Horoscope 101
Lademen and Gentlies and children of all ages, The Imfallible Horoscope is now a centenarian! For this very week marks the 101st time my astrological musings have besmirched the fair pages of The Peak. A milestone of this magnitude can’t be permitted to pass without a decent fit of self-aggrandisement on my part, so here it is... an erudite exposé of The Imfallible Horoscope, past, present and future!
The Past.
The history of The Imfallible Horoscope is a long and interesting one, at least to me. It originally appeared in The Peak back in January 1994, with the simple yet misleading title Horoscope. It ran for a year and a half—55 consecutive issues.

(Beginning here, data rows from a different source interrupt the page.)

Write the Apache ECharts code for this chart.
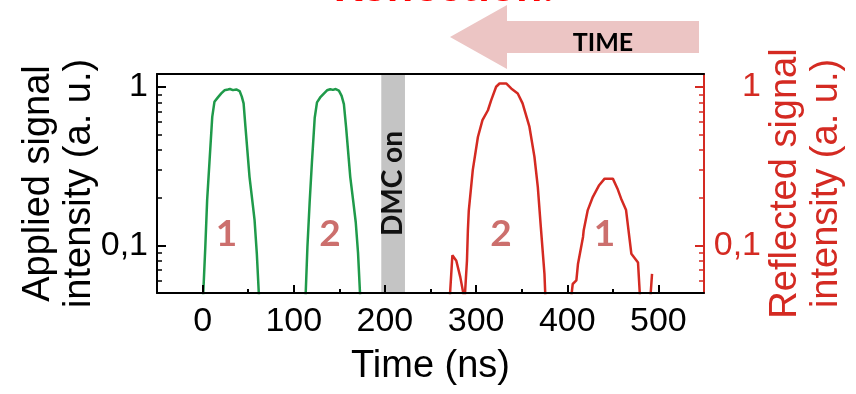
<!DOCTYPE html>
<html>
<head>
<meta charset="utf-8">
<script src="https://cdn.jsdelivr.net/npm/echarts@6/dist/echarts.min.js"></script>
<style>
  html, body { margin: 0; padding: 0; background: #ffffff; }
  #chart { width: 856px; height: 394px; }
</style>
</head>
<body>
<div id="chart"></div>
<script>
// Applied pulses [time (ns), intensity (a.u.)]; null separates the two pulses
const appliedPulses = [
  [0, 0.04], [3, 0.098], [5, 0.193], [7.7, 0.347], [10.6, 0.649], [13, 0.807],
  [16.8, 0.861], [20.5, 0.912], [24, 0.955], [27.8, 0.966], [30, 0.973],
  [33.3, 0.957], [37, 0.966], [40.6, 0.944], [43, 0.871], [45, 0.789],
  [47, 0.562], [51.5, 0.27], [55, 0.182], [57, 0.145], [59.5, 0.0885], [62.5, 0.04],
  null,
  [112.5, 0.04], [115, 0.098], [117.5, 0.19], [120, 0.34], [123, 0.64], [125.5, 0.80],
  [129, 0.86], [133, 0.91], [136.5, 0.955], [140, 0.97], [143, 0.96],
  [146, 0.972], [149.5, 0.95], [152.5, 0.88], [155, 0.78], [157.5, 0.55],
  [162, 0.27], [165.5, 0.185], [168, 0.14], [170.5, 0.09], [173.5, 0.04]
];

// Reflected pulses [time (ns), intensity (a.u.)]
const reflectedPulses = [
  [271, 0.045], [274, 0.0865], [275.4, 0.0885], [278.3, 0.080], [282.7, 0.063], [287.4, 0.045],
  [288.5, 0.045], [290, 0.080], [291, 0.124], [292, 0.166], [296.4, 0.30], [302, 0.484],
  [307, 0.618], [313, 0.714], [316.6, 0.828], [322, 1.005], [325.7, 1.054],
  [333, 1.054], [338.5, 0.98], [345.7, 0.912], [351, 0.789], [358.5, 0.562],
  [364, 0.363], [367.7, 0.234], [371, 0.131], [375, 0.066], [376.5, 0.04],
  null,
  [404, 0.045], [406, 0.057], [410, 0.060], [411.8, 0.0766], [417.3, 0.113],
  [418, 0.124], [422.5, 0.167], [428, 0.202], [435, 0.24], [441, 0.264],
  [450, 0.264], [455, 0.229], [459, 0.198], [464.5, 0.167], [470.3, 0.0886],
  [477.6, 0.078], [480, 0.045],
  null,
  [491, 0.045], [493, 0.066]
];

const timeTicks = [0, 100, 200, 300, 400, 500];
const timeMinorTicks = [50, 150, 250, 350, 450];
const intensityLabels = [0.1, 1];
const intensityMinorTicks = [0.06, 0.07, 0.08, 0.09, 0.2, 0.3, 0.4, 0.5, 0.6, 0.7, 0.8, 0.9];
const dmcWindow = [196, 222];
const pulseTags = [
  { name: '1', value: [26.3, 0.1186] },
  { name: '2', value: [139.8, 0.1186] },
  { name: '2', value: [327.4, 0.1186] },
  { name: '1', value: [440.8, 0.1186] }
];

const SANS = '"Liberation Sans", Arial, sans-serif';
const BOLD = 'Lato, "Open Sans", sans-serif';
const GREEN = '#1f9a4a';
const RED = '#d42a22';

const fmtIntensity = v => String(Number(v.toPrecision(3))).replace('.', ',');

const yBase = {
  type: 'log', logBase: 10, min: 0.05, max: 1.21,
  splitLine: { show: false }, z: 5
};

// Each intensity scale: one axis for the line, labels and minor ticks, one for the longer decade ticks
function intensityAxes(side, color, title, nameGap, labelMargin) {
  return [
    Object.assign({}, yBase, {
      position: side,
      axisLine: { show: true, onZero: false, lineStyle: { color: color, width: 2 } },
      axisTick: { show: true, inside: true, length: 5, customValues: intensityMinorTicks,
                  lineStyle: { color: color, width: 1.5 } },
      axisLabel: { show: true, customValues: intensityLabels, formatter: fmtIntensity,
                   fontSize: 34, color: color, margin: labelMargin, align: 'right',
                   fontFamily: SANS },
      name: title, nameLocation: 'middle', nameRotate: 90, nameGap: nameGap,
      nameMoveOverlap: false,
      nameTextStyle: { fontSize: 38, lineHeight: 41, color: color, fontFamily: SANS }
    }),
    Object.assign({}, yBase, {
      position: side,
      axisLine: { show: false, onZero: false },
      axisTick: { show: true, inside: true, length: 9, customValues: intensityLabels,
                  lineStyle: { color: color, width: 2 } },
      axisLabel: { show: false }
    })
  ];
}

const chart = echarts.init(document.getElementById('chart'), null, { renderer: 'canvas' });

chart.setOption({
  animation: false,
  backgroundColor: '#ffffff',
  grid: { left: 157, right: 152, top: 74, bottom: 101, containLabel: false },
  xAxis: [
    {
      type: 'value', min: -50, max: 550, position: 'bottom', z: 5,
      splitLine: { show: false },
      axisLine: { show: true, onZero: false, lineStyle: { color: '#000', width: 2 } },
      axisTick: { show: true, inside: true, length: 8, customValues: timeTicks,
                  lineStyle: { color: '#000', width: 2 } },
      axisLabel: { show: true, customValues: timeTicks, fontSize: 34, color: '#000',
                   margin: 12, fontFamily: SANS },
      name: 'Time (ns)', nameLocation: 'middle', nameGap: 55,
      nameTextStyle: { fontSize: 38, color: '#000', fontFamily: SANS }
    },
    {
      type: 'value', min: -50, max: 550, position: 'bottom', z: 5,
      splitLine: { show: false },
      axisLine: { show: false, onZero: false },
      axisTick: { show: true, inside: true, length: 4, customValues: timeMinorTicks,
                  lineStyle: { color: '#000', width: 2 } },
      axisLabel: { show: false }
    },
    {
      type: 'value', min: -50, max: 550, position: 'top', z: 5,
      splitLine: { show: false },
      axisLine: { show: true, onZero: false, lineStyle: { color: '#000', width: 2 } },
      axisTick: { show: false },
      axisLabel: { show: false }
    }
  ],
  yAxis: [].concat(
    intensityAxes('left', '#000', 'Applied signal\nintensity (a. u.)', 57, 9),
    intensityAxes('right', RED, 'Reflected signal\nintensity (a. u.)', 61, 57)
  ),
  series: [
    {
      name: 'Applied', type: 'line', xAxisIndex: 0, yAxisIndex: 0,
      data: appliedPulses, showSymbol: false, smooth: false, connectNulls: false,
      clip: true,
      lineStyle: { color: GREEN, width: 2.5 },
      markArea: {
        silent: true,
        itemStyle: { color: '#c4c4c4' },
        label: {
          show: true, position: 'inside', rotate: 90, formatter: 'DMC on',
          fontSize: 28, fontWeight: 'bold', color: '#111', fontFamily: BOLD
        },
        data: [[{ xAxis: dmcWindow[0] }, { xAxis: dmcWindow[1] }]]
      }
    },
    {
      name: 'Reflected', type: 'line', xAxisIndex: 0, yAxisIndex: 2,
      data: reflectedPulses, showSymbol: false, smooth: false, connectNulls: false,
      clip: true,
      lineStyle: { color: RED, width: 2.5 }
    },
    {
      name: 'Pulse number', type: 'scatter', xAxisIndex: 0, yAxisIndex: 0,
      data: pulseTags, symbolSize: 1, itemStyle: { color: 'rgba(0,0,0,0)' },
      silent: true,
      label: {
        show: true, position: 'inside', formatter: p => p.name,
        fontSize: 37, fontWeight: 'bold', color: '#bf4b48', fontFamily: BOLD
      }
    }
  ],
  graphic: [
    {
      type: 'text', x: 554, y: -14, silent: true,
      style: { text: 'Reflection:', fill: '#ff0000', font: 'bold 46px ' + BOLD,
               align: 'right', verticalAlign: 'middle' }
    },
    {
      type: 'polygon', silent: true,
      shape: { points: [[450, 37], [507, 5], [507, 21], [699, 21], [699, 53], [507, 53], [507, 69]] },
      style: { fill: '#ecc5c4' }
    },
    {
      type: 'text', x: 603, y: 43, silent: true,
      style: { text: 'TIME', fill: '#000', font: 'bold 25px ' + BOLD,
               align: 'center', verticalAlign: 'middle' }
    }
  ]
});
</script>
</body>
</html>
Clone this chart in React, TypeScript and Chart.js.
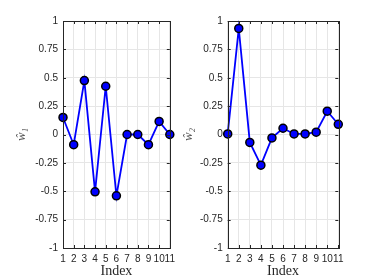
import React, { useEffect, useRef } from "react";
import { Chart, registerables } from "chart.js";

Chart.register(...registerables);

const indices = [1, 2, 3, 4, 5, 6, 7, 8, 9, 10, 11];
const w1 = [0.15, -0.09, 0.475, -0.505, 0.425, -0.54, 0, 0, -0.09, 0.115, 0];
const w2 = [0.005, 0.935, -0.07, -0.27, -0.03, 0.055, 0.005, 0.005, 0.02, 0.205, 0.09];
const yTicks = [-1, -0.75, -0.5, -0.25, 0, 0.25, 0.5, 0.75, 1];
const xLabel = "Index";
const yLabels = ["ŵ₁", "ŵ₂"];

type Panel = {
  values: number[];
  yLabel: string;
  canvasLeft: number;
  canvasWidth: number;
  areaLeft: number;
  areaRight: number;
  titleX: number;
};

const TOP = 21;
const BOTTOM = 248;

function makeChart(canvas: HTMLCanvasElement, p: Panel) {
  const axisColor = "#262626";
  const framePlugin = {
    id: "frame",
    afterDraw(chart: any) {
      const ctx = chart.ctx;
      const a = chart.chartArea;
      const xs = chart.scales.x;
      const ys = chart.scales.y;
      ctx.save();
      ctx.strokeStyle = axisColor;
      ctx.lineWidth = 1;
      ctx.beginPath();
      for (const v of yTicks) {
        const y = Math.round(ys.getPixelForValue(v)) + 0.5;
        ctx.moveTo(a.left, y);
        ctx.lineTo(a.left + 3, y);
        ctx.moveTo(a.right, y);
        ctx.lineTo(a.right - 3, y);
      }
      for (const v of indices) {
        const x = Math.round(xs.getPixelForValue(v)) + 0.5;
        ctx.moveTo(x, a.bottom);
        ctx.lineTo(x, a.bottom - 3);
        ctx.moveTo(x, a.top);
        ctx.lineTo(x, a.top + 3);
      }
      ctx.stroke();
      ctx.strokeRect(Math.round(a.left) + 0.5, Math.round(a.top) + 0.5, Math.round(a.right - a.left), Math.round(a.bottom - a.top));
      ctx.fillStyle = axisColor;
      ctx.font = "14px 'Liberation Serif'";
      ctx.textAlign = "center";
      ctx.textBaseline = "middle";
      ctx.fillText(xLabel, (a.left + a.right) / 2, 271);
      ctx.translate(p.titleX, (a.top + a.bottom) / 2);
      ctx.rotate(-Math.PI / 2);
      ctx.fillStyle = "#555555";
      ctx.font = "italic 13px 'Liberation Serif'";
      ctx.fillText(p.yLabel, 0, 0);
      ctx.restore();
    },
  };

  return new Chart(canvas, {
    type: "line",
    data: {
      datasets: [
        {
          data: indices.map((x, i) => ({ x, y: p.values[i] })),
          borderColor: "#0000ff",
          borderWidth: 1.8,
          backgroundColor: "#0000ff",
          pointBackgroundColor: "#0000ff",
          pointBorderColor: "#000000",
          pointBorderWidth: 1.5,
          pointRadius: 4,
          tension: 0,
          clip: false as any,
        },
      ],
    },
    options: {
      responsive: false,
      animation: false,
      layout: { padding: { top: TOP, right: p.canvasWidth - p.areaRight, left: 0, bottom: 0 } },
      plugins: { legend: { display: false }, tooltip: { enabled: false } },
      scales: {
        x: {
          type: "linear",
          min: 1,
          max: 11,
          afterBuildTicks: (s: any) => {
            s.ticks = indices.map((v) => ({ value: v }));
          },
          afterFit: (s: any) => {
            s.height = 280 - BOTTOM;
          },
          grid: { color: "#e6e6e6", drawTicks: false, lineWidth: 1 },
          border: { display: false },
          ticks: {
            color: axisColor,
            font: { family: "'Liberation Sans'", size: 10 },
            padding: 5,
            maxRotation: 0,
            autoSkip: false,
            callback: (v: any) => String(v),
          },
        },
        y: {
          type: "linear",
          min: -1,
          max: 1,
          afterBuildTicks: (s: any) => {
            s.ticks = yTicks.map((v) => ({ value: v }));
          },
          afterFit: (s: any) => {
            s.width = p.areaLeft;
          },
          grid: { color: "#e6e6e6", drawTicks: false, lineWidth: 1 },
          border: { display: false },
          ticks: {
            color: axisColor,
            font: { family: "'Liberation Sans'", size: 10 },
            padding: 5,
            autoSkip: false,
            callback: (v: any) => String(v),
          },
        },
      },
    },
    plugins: [framePlugin],
  } as any);
}

function PanelChart({ p }: { p: Panel }) {
  const ref = useRef<HTMLCanvasElement | null>(null);
  useEffect(() => {
    if (!ref.current) return;
    const c = makeChart(ref.current, p);
    return () => c.destroy();
  }, []);
  return (
    <canvas
      ref={ref}
      width={p.canvasWidth}
      height={280}
      style={{ position: "absolute", left: p.canvasLeft, top: 0, width: p.canvasWidth, height: 280 }}
    />
  );
}

const panels: Panel[] = [
  { values: w1, yLabel: yLabels[0], canvasLeft: 0, canvasWidth: 180, areaLeft: 63, areaRight: 174, titleX: 22 },
  { values: w2, yLabel: yLabels[1], canvasLeft: 180, canvasWidth: 194, areaLeft: 47.7, areaRight: 158.3, titleX: 9 },
];

export default function App() {
  return (
    <div style={{ position: "fixed", left: 0, top: 0, width: 374, height: 280, background: "#fff" }}>
      {panels.map((p, i) => (
        <PanelChart key={i} p={p} />
      ))}
    </div>
  );
}
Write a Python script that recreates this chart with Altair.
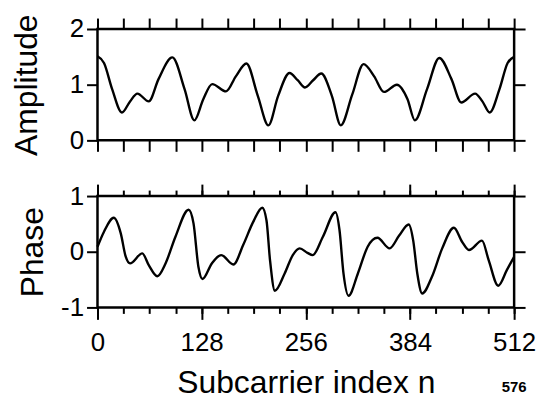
import altair as alt
import pandas as pd

# ---- data ----
amp_n = [0, 8, 18, 30, 40, 49, 63, 75, 92, 107, 119, 130, 141, 158, 170, 183, 197, 210, 222, 236,
         246, 255, 265, 275, 288, 299, 313, 327, 340, 352, 368, 381, 390, 405, 420, 435, 447, 464, 473, 482,
         494, 504, 512]
amp_v = [1.51, 1.39, 0.92, 0.50, 0.70, 0.84, 0.70, 1.10, 1.49, 0.92, 0.36, 0.74, 1.01, 0.88, 1.15, 1.38, 0.80, 0.27, 0.80, 1.21,
         1.08, 0.95, 1.08, 1.20, 0.80, 0.27, 0.82, 1.37, 1.15, 0.87, 1.00, 0.74, 0.36, 0.92, 1.48, 1.10, 0.68, 0.84, 0.70, 0.50,
         0.92, 1.39, 1.50]

ph_n = [0, 8, 20, 28.6, 34.7, 40, 55, 63, 73.5, 83.6, 95.8, 112, 118, 124, 129, 140.5, 152, 167, 179, 191.5,
        202.5, 207.7, 212, 218, 230, 240, 248.5, 258, 264.5, 277, 292.5, 297.4, 302.3, 308.5, 320, 332, 344, 359, 370.7, 382.5,
        388, 393, 399, 411, 423.6, 438, 448, 456.5, 472.5, 480.7, 492.5, 503, 512]
ph_v = [0.09, 0.36, 0.61, 0.33, -0.09, -0.21, -0.03, -0.24, -0.44, -0.21, 0.27, 0.755, 0.51, -0.27, -0.49, -0.21, -0.06, -0.23, 0.12, 0.54,
        0.79, 0.56, -0.15, -0.70, -0.39, -0.06, 0.06, -0.02, -0.06, 0.27, 0.71, 0.39, -0.39, -0.79, -0.39, 0.09, 0.25, 0.06, 0.29, 0.49,
        0.20, -0.39, -0.75, -0.45, 0.06, 0.43, 0.18, 0.03, 0.20, -0.15, -0.61, -0.33, -0.09]

minor_ticks = list(range(0, 513, 32))
major_ticks = [0, 128, 256, 384, 512]
amp_ticks = [0, 1, 2]
ph_ticks = [-1, 0, 1]
note = ["576"]

df_a = pd.DataFrame({"n": amp_n, "amp": amp_v})
df_p = pd.DataFrame({"n": ph_n, "phase": ph_v})
df_note = pd.DataFrame({"t": note})

FONT = "Liberation Sans"
W, H = 419, 112

xs = alt.Scale(domain=[0, 512], nice=False, zero=False)
ya = alt.Scale(domain=[0, 2], nice=False)
yp = alt.Scale(domain=[-1, 1], nice=False)

def ax(orient, values, size, labels=False, title=None, **kw):
    args = dict(orient=orient, values=values, tickSize=size, labels=labels, domain=False, grid=False)
    args["title"] = title
    args.update(kw)
    return alt.Axis(**args)

# ---- amplitude panel ----
a1 = alt.Chart(df_a).mark_line(color="black", strokeWidth=2.4, interpolate="monotone").encode(
    x=alt.X("n:Q", scale=xs, axis=ax("bottom", minor_ticks, 11)),
    y=alt.Y("amp:Q", scale=ya, axis=ax("left", amp_ticks, 11, labels=True, title="Amplitude",
                                        labelExpr="'' + datum.value", labelPadding=3, titlePadding=26)),
)
a2 = alt.Chart(df_a).mark_line(strokeOpacity=0).encode(
    x=alt.X("n:Q", scale=xs, axis=ax("top", minor_ticks, 11)),
    y=alt.Y("amp:Q", scale=ya, axis=ax("right", amp_ticks, 11)),
)
top = alt.layer(a1, a2).resolve_axis(x="independent", y="independent").properties(width=W, height=H)

# ---- phase panel ----
p1 = alt.Chart(df_p).mark_line(color="black", strokeWidth=2.4, interpolate="monotone").encode(
    x=alt.X("n:Q", scale=xs, axis=ax("bottom", major_ticks, 12, labels=True, title="Subcarrier index n",
                                      labelExpr="'' + datum.value", labelPadding=10, labelFlush=False,
                                      titlePadding=13)),
    y=alt.Y("phase:Q", scale=yp, axis=ax("left", ph_ticks, 11, labels=True, title="Phase",
                                          labelExpr="'' + datum.value", labelPadding=3, titlePadding=11)),
)
p2 = alt.Chart(df_p).mark_line(strokeOpacity=0).encode(
    x=alt.X("n:Q", scale=xs, axis=ax("bottom", minor_ticks, 6)),
    y=alt.Y("phase:Q", scale=yp, axis=ax("right", ph_ticks, 11)),
)
p3 = alt.Chart(df_p).mark_line(strokeOpacity=0).encode(
    x=alt.X("n:Q", scale=xs, axis=ax("top", major_ticks, 12)),
    y=alt.Y("phase:Q", scale=yp, axis=None),
)
p4 = alt.Chart(df_p).mark_line(strokeOpacity=0).encode(
    x=alt.X("n:Q", scale=xs, axis=ax("top", minor_ticks, 6)),
    y=alt.Y("phase:Q", scale=yp, axis=None),
)
txt = alt.Chart(df_note).mark_text(font=FONT, fontSize=15, fontWeight="bold", color="black",
                                   align="center", baseline="alphabetic").encode(
    text="t:N", x=alt.value(419), y=alt.value(197)
)
bottom = alt.layer(p1, p2, p3, p4, txt).resolve_axis(x="independent", y="independent").properties(width=W, height=H)

chart = alt.vconcat(top, bottom, spacing=56, bounds="flush").properties(
    padding={"left": 1, "top": 3, "right": 0, "bottom": 0}
).configure_view(stroke="black", strokeWidth=2.5).configure_axis(
    tickColor="black", tickWidth=2, labelColor="black", titleColor="black",
    labelFont=FONT, titleFont=FONT, labelFontSize=26, titleFontSize=32, titleFontWeight="normal"
)

chart.save("out.html", embed_options={"renderer": "svg", "actions": False})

Then it all abruptly came to an end, as flames of controversy engulfed The Peak in June 1995 and I resigned from the paper in protest. The whole story is far too complex and unpleasant to go into here, although I will reveal that my involvement in the whipping of scantily-clad women was a factor. Ahhh, it was an interesting time to be alive.
And so I was gone, and SFU was left to languish without its horoscope for two and a half years. It was a sad, dark time for me, being cut off from The Peak—my joie de vivre, my raison d’être, my post-pubescent placenta which connected me to all things worthwhile in life. I shivered in a small mud hut I built in my Louis Riel apartment, breathing small scraps of stale oxygen I had scrounged from dumpsters for my subsistence.
But then, as the clock struck twelve on the last eve of 1997, I had an epiphany. “Glen—” it said to me (for this was a talking epiphany), “return to The Peak.”
“Okay,” I said. It was a very short epiphany.
Thus, when 1998 dawned on The Peak my horoscope was back for a second run, this time with the name The Imfallible Horoscope and an improved look. And so it has run for another 45 consecutive issues, bringing the total as of last week to 100. Three digits! Yippee!
The Present.
After 100 horoscopes, you’d think I’d have a bit of a following around here. And I do. But, and I say this with a great deal of love, my fans have got to be the most apathetic bunch of lead-arsed twits ever assembled in the history of fandom.
I know my fans exist, you see, through unverified second- and third-hand reports, not to mention that I compulsively spy on people I see reading the column around campus. But they never, ever contact me. I never get feedback from my readers. In the past year, I haven’t received a single letter or e-mail. If not for my compulsive spying, I wouldn’t get any feedback from the public at all.
To determine precisely how apathetic my audience is, I recently conducted an experiment. It was called “Operation Buy Me Lunch.”
For the past five issues I placed a prominent box beneath the horoscope, which subtly exhorted fans of the column to buy me lunch as a token of their appreciation. I surmised that the number of free lunches I received would be a valid indicator of how much my readers truly care.
Well, the numbers are in, and it seems that even in the world of jet-setting celebrity astrology, “there ain’t no such thing as a free lunch.” The five-week trial period has passed, and in that time precisely zero people have stepped up the plate and pleasured my stomach with tasty victuals. The closest I got was a single, cruel e-taunt in which I was offered the decomposing peanut butter and jam sandwiches that lurk in the depths of someone’s locker.
This is extremely lame. Thank Allah I write the column primarily to amuse myself, or I would have quit writing, torn my robe and gone into seclusion long ago.
The Future.
So I’ve written 101 of the bleedin’ things, and after all is said and done, not even my most rabid fan is willing to give me a morsel of free food with no fungus on it. Where do you go when you’ve reached the top?
Seeking answers to this very question, I recently had my cat professionally sacrificed, and its entrails professionally examined. This, unfortunately, didn’t help. So I thought I’d just trust my gut, so to speak.
First, the bad news. Brace yourself! As of this issue, The Imfallible Horoscope will no longer be seen every week. Look for it every second week instead. But fear not, my pretties! The good news is that in those weeks when the horoscope does not run, I will keep you entertained with amusing articles on subjects as miscellaneous as miscellany can be. Whatever you do, don’t miscellany of them! Ha!
In the coming months I intend to take The Imfallible Horoscope into new realms of silliness, which, with any luck, will make the column nastier, weirder and less funny. I hope from the bottom of my bottom that you enjoy this next stage in the column’s evolution, and that you will drop me a note now and then to tell me what you like and dislike in my work, because that would be nice.
In the meantime, I’m sure you’ll be seeing me around campus. I’ll be easy to recognize—5’9”, brown hair, buying his lunch. Bastards! •
Originally published in The Peak, February 15 1999. I did in fact receive fan mail in the year before this piece ran; I claimed I didn’t to see how many readers I could shame into contacting me. After this piece was published I recieved many letters and lunch invitations, the latter of which I refused on principle.